The fastest way to thicken bermuda grass is to mow it low — at or below 1 inch — twice per week, and fertilize with a nitrogen-rich product every 4 to 6 weeks. Low, frequent mowing forces the plant to redirect energy into lateral spread via rhizomes and stolons rather than upward growth. Combined with consistent nitrogen feeding, those runners multiply quickly and weave together into a dense mat of turf. Most lawns see noticeable thickening within 6 weeks of running this routine consistently.
What is the best mowing height for bermuda grass?
The best mowing height for bermuda grass is between ¾ inch and 1½ inches, with 1 inch being the ideal target for most home lawns. Mowing at this height removes the brown stems that develop when bermuda grows tall, keeps the canopy uniformly green, and encourages lateral growth. Golf course bermuda is cut as low as ⅜ inch, but 1 inch is achievable and highly effective for residential lawns.
How often should I water bermuda grass?
Water bermuda grass three times per week, delivering ½ inch per session — roughly every other day. This totals 1.5 inches per week and follows the deep and infrequent irrigation method. Deep watering encourages roots to grow downward rather than staying shallow, which dramatically improves the lawn's ability to handle heat and short dry periods without going dormant.

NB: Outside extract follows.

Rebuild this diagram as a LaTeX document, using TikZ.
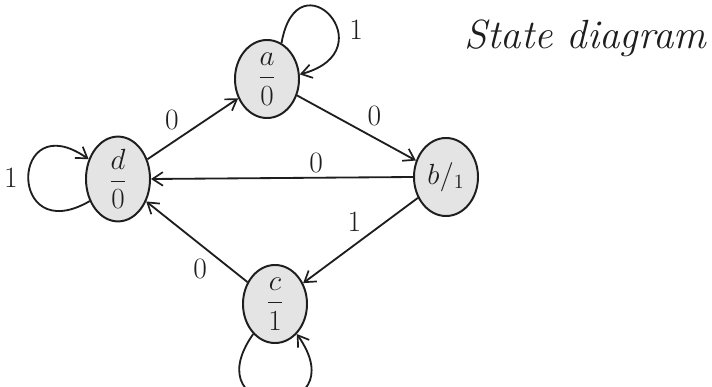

When should I fertilize bermuda grass?
Fertilize bermuda grass every 4 to 6 weeks throughout the active growing season — starting when the lawn shows active growth after greening up, and continuing through the late growing season before dormancy sets in. Do not fertilize dormant bermuda grass. The lawn cannot use the nutrients while dormant, and unused nitrogen can encourage weed growth or be lost to runoff.
Does bermuda grass need a lot of fertilizer?
Yes — bermuda grass is one of the heaviest nitrogen feeders among common warm-season turfgrasses. It responds strongly to consistent feeding, producing faster lateral spread, denser turf coverage, and deeper green color. Underfed bermuda grows slowly, stays thin, and loses the competitive edge over weeds that makes it such a valuable turfgrass in the first place.
Why does my bermuda grass look brown at the base?
Brown at the base is a sign the grass has grown too tall between mowings. When bermuda gets tall, it develops long stems that turn brown while keeping green leaf blades only at the very top — a leggy, thin appearance. The fix is to mow lower and more frequently. After a few cutting cycles at the correct height, the brown base disappears and the lawn returns to a uniform green canopy.
Can bermuda grass choke out weeds on its own?
Yes — a dense, well-maintained bermuda lawn is one of the most effective natural weed suppressants available. Bermuda's aggressive spreading habit, combined with consistent mowing and nitrogen feeding, produces a turf mat thick enough to physically block weed seed germination. Most weed seeds need light to germinate at the soil surface. A tight bermuda canopy blocks that light. This is why lawn care professionals treat density as the best weed control strategy: it reduces or eliminates the need for broadleaf herbicides in a healthy bermuda lawn.